[BEGIN Provided material]

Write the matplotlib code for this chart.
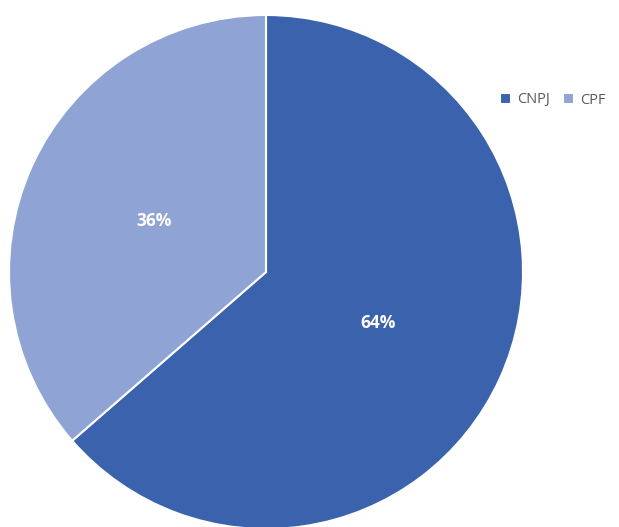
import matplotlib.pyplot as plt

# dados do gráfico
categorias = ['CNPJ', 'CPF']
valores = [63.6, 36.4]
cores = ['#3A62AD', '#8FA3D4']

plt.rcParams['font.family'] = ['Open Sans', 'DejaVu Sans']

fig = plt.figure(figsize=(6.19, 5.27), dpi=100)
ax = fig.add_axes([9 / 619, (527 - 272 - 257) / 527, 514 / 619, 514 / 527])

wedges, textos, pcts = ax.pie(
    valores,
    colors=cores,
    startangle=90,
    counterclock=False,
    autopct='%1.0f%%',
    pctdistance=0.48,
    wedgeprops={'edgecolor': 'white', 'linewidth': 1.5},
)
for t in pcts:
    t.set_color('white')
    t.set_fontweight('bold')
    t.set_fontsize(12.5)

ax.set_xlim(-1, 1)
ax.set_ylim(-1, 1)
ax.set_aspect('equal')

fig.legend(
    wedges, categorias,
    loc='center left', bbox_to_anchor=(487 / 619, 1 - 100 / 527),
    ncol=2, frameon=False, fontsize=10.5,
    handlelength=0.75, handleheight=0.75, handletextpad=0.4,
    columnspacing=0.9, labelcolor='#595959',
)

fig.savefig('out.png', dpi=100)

[END Provided material]
[BEGIN Provided material]

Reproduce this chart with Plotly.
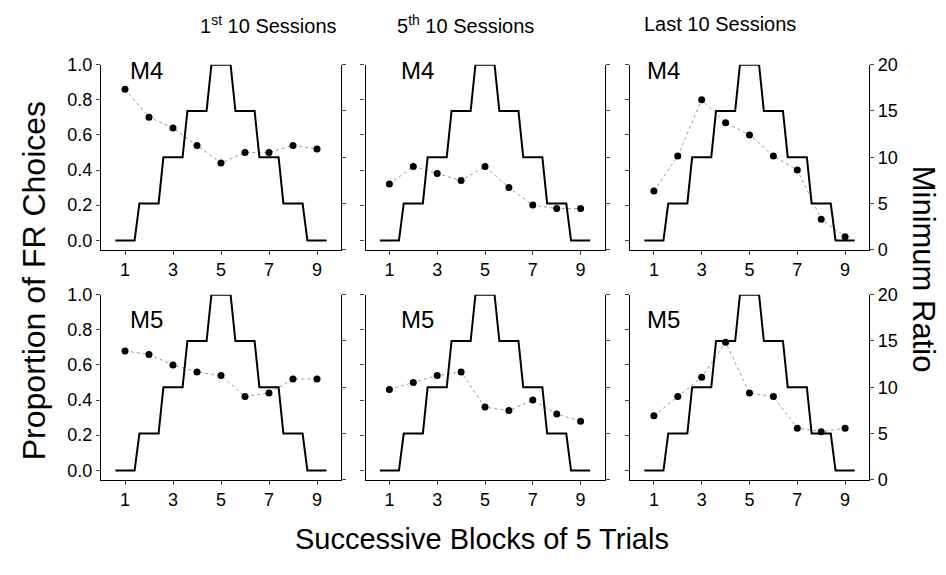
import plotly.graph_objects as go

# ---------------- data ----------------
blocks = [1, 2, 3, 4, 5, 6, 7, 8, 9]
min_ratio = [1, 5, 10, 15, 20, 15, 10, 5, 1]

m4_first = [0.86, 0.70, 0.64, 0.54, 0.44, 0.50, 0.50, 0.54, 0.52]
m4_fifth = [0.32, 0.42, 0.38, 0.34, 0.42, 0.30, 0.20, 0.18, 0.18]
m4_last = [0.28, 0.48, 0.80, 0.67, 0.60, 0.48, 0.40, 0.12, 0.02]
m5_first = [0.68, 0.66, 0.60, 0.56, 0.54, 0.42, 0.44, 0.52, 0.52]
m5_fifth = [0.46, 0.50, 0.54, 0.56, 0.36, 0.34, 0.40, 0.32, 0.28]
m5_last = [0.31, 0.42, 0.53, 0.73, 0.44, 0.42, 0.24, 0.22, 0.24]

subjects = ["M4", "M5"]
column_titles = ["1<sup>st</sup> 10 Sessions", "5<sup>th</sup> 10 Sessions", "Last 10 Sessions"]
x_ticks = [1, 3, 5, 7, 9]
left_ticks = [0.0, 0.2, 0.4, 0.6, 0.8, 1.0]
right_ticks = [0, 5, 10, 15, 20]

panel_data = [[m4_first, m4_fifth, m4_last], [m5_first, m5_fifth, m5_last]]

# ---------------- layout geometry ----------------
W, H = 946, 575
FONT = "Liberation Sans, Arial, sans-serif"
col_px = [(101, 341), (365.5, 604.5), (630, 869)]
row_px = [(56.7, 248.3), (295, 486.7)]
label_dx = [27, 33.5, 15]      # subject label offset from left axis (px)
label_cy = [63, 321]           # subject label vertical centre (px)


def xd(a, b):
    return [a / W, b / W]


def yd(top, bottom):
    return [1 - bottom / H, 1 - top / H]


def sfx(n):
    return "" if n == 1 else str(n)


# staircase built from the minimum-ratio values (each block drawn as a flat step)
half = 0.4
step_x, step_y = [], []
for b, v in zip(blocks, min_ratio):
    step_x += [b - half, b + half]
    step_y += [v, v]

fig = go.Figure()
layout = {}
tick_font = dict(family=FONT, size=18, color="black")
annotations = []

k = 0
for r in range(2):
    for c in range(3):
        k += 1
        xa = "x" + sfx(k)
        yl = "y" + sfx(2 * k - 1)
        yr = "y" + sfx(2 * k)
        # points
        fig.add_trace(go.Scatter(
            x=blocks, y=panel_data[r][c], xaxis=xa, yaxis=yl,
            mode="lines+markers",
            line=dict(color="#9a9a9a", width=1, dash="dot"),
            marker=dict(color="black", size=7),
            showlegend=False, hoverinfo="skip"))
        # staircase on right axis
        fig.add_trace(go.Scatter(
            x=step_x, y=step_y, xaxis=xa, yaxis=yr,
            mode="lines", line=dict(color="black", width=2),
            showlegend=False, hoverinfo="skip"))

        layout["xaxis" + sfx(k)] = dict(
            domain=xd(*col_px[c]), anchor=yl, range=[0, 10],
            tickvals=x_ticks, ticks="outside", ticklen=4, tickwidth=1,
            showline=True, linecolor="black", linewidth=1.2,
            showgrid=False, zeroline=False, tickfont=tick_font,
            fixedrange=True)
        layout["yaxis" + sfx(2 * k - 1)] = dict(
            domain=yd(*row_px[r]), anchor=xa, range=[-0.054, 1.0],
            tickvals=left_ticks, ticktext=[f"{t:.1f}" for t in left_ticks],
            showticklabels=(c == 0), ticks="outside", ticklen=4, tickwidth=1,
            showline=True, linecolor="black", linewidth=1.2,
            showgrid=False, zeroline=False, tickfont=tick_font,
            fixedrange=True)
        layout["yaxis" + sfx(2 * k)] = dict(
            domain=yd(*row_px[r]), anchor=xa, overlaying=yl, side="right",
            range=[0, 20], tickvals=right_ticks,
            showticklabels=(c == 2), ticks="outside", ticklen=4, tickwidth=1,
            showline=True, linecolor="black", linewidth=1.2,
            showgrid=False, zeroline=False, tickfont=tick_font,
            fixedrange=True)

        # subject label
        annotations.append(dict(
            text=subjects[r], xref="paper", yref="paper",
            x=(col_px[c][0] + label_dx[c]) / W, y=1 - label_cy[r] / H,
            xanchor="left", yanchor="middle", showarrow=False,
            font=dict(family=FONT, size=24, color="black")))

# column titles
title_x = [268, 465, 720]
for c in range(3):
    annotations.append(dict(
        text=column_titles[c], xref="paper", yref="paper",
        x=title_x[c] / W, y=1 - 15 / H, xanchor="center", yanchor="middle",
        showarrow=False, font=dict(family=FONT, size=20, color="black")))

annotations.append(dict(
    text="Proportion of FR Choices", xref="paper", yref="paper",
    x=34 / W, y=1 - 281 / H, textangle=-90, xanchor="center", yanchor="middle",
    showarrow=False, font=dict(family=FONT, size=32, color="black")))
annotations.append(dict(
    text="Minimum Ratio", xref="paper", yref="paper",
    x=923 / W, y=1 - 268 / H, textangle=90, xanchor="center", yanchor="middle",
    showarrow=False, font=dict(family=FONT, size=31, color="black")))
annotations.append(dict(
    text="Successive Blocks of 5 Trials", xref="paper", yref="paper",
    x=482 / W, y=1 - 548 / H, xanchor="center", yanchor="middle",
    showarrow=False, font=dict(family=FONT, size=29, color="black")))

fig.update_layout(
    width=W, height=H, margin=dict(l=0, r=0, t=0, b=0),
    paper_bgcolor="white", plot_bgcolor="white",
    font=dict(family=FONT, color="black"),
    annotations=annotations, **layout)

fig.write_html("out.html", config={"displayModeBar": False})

[END Provided material]
[BEGIN Provided material]

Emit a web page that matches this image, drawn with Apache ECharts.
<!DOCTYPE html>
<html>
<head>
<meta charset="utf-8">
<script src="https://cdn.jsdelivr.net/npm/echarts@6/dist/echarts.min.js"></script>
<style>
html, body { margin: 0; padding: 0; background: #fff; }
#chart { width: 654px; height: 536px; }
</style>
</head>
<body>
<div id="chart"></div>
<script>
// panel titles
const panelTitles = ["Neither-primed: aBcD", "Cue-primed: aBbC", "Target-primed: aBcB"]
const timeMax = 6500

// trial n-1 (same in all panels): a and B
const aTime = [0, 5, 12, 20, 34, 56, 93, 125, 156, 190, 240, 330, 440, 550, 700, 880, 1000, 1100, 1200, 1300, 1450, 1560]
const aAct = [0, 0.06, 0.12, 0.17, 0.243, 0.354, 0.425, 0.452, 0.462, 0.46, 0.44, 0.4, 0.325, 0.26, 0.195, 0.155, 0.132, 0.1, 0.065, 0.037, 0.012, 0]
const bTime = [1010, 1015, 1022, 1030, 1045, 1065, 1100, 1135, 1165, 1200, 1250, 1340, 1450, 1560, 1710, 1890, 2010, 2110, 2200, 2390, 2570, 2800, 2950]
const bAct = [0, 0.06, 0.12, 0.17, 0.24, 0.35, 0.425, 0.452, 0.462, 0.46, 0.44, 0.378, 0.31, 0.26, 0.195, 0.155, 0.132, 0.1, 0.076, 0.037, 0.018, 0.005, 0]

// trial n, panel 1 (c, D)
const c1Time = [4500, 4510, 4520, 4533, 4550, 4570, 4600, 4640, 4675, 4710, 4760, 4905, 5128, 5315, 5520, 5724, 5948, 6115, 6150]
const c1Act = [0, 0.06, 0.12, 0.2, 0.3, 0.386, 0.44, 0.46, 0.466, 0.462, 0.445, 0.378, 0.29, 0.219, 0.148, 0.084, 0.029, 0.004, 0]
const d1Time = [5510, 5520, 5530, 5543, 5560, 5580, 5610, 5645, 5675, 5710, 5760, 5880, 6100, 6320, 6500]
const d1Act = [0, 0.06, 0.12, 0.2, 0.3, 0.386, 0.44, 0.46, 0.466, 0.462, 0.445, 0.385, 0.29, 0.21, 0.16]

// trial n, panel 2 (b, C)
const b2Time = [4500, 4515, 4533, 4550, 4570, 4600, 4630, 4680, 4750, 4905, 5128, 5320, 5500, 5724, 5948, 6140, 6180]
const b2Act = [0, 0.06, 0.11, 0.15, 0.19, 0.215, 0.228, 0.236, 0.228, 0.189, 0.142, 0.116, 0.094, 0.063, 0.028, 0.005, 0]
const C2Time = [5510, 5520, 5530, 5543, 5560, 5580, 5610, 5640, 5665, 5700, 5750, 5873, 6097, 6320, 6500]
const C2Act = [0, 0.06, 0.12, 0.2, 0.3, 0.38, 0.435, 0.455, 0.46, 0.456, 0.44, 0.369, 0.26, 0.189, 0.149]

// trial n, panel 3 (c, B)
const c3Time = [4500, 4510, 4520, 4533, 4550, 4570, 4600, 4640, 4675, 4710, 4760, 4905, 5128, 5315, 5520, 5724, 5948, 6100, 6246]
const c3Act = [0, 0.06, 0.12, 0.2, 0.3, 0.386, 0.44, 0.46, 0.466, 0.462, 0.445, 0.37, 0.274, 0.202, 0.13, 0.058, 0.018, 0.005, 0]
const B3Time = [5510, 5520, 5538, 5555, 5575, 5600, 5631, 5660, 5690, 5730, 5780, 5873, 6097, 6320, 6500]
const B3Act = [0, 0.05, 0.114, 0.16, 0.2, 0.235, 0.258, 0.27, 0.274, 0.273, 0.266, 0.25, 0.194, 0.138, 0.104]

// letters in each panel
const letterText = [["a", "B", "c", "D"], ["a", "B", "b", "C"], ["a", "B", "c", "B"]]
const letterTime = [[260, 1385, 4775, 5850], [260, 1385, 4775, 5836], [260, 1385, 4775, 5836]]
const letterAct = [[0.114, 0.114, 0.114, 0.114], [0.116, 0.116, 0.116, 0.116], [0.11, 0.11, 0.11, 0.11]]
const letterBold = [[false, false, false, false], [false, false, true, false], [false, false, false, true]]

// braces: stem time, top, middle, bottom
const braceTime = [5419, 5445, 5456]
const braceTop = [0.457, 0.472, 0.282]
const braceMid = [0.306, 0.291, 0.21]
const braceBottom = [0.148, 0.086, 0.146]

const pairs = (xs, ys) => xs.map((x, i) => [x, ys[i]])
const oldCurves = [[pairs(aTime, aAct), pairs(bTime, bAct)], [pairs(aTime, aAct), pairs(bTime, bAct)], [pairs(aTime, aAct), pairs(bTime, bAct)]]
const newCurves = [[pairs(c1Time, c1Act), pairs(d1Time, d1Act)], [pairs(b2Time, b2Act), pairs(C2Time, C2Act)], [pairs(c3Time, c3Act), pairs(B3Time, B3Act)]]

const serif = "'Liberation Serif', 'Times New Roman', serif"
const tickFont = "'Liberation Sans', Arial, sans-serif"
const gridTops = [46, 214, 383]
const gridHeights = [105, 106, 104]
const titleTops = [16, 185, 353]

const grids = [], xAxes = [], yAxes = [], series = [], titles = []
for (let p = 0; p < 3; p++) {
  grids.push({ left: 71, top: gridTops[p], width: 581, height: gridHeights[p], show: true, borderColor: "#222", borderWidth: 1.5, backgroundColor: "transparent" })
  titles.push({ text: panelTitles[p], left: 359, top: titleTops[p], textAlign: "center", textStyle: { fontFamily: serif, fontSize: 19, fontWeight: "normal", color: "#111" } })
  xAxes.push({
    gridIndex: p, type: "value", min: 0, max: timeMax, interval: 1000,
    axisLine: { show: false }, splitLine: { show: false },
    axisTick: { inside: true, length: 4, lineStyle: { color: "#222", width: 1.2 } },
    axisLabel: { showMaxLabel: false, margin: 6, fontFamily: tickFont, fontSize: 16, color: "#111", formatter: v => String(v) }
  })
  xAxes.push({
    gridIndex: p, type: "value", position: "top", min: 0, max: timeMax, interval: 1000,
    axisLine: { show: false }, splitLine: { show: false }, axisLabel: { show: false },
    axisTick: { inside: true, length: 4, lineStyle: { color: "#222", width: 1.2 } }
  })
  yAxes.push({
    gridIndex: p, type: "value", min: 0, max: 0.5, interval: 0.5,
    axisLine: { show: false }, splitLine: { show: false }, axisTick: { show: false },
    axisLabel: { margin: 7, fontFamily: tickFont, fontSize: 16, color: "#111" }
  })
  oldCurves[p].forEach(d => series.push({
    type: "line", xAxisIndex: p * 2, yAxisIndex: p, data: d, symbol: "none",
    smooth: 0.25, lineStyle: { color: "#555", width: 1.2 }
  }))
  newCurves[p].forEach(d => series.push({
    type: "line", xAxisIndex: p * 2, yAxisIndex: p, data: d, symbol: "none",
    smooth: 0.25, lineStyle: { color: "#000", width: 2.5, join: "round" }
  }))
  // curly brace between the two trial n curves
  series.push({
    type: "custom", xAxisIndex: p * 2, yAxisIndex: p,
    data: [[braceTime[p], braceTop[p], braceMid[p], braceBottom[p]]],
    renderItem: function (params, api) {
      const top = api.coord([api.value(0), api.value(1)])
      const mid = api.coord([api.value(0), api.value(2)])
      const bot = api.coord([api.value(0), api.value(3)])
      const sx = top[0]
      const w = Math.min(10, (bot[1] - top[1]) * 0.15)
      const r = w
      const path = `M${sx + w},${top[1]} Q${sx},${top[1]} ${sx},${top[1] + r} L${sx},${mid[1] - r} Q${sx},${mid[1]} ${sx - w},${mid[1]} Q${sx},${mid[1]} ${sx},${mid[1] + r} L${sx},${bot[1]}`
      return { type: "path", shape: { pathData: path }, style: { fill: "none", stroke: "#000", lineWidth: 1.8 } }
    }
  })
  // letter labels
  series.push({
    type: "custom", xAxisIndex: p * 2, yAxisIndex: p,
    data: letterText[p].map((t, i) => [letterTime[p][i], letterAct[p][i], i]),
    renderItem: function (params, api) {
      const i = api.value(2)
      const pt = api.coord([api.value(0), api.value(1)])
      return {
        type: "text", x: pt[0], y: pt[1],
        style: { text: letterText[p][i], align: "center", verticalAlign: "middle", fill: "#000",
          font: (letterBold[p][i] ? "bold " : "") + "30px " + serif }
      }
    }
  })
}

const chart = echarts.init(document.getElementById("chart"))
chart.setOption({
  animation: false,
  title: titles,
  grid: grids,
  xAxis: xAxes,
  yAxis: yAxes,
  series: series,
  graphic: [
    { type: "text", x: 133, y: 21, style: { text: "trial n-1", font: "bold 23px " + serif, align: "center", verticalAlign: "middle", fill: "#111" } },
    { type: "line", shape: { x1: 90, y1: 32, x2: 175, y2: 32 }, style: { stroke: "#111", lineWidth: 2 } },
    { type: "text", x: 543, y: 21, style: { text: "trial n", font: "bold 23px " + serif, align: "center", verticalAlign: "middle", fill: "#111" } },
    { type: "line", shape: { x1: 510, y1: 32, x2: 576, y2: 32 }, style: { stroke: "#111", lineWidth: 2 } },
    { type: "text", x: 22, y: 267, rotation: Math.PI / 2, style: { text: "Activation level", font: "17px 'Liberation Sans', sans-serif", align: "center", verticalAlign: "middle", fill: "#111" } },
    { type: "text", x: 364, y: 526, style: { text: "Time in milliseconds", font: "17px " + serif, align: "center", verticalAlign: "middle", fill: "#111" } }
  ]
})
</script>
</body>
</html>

[END Provided material]

- [Stated exercise]
Return, from the data, each line that has the word "this" in it.

- [Full output]
Write the matplotlib code for this chart.
Reproduce this chart with Plotly.
Emit a web page that matches this image, drawn with Apache ECharts.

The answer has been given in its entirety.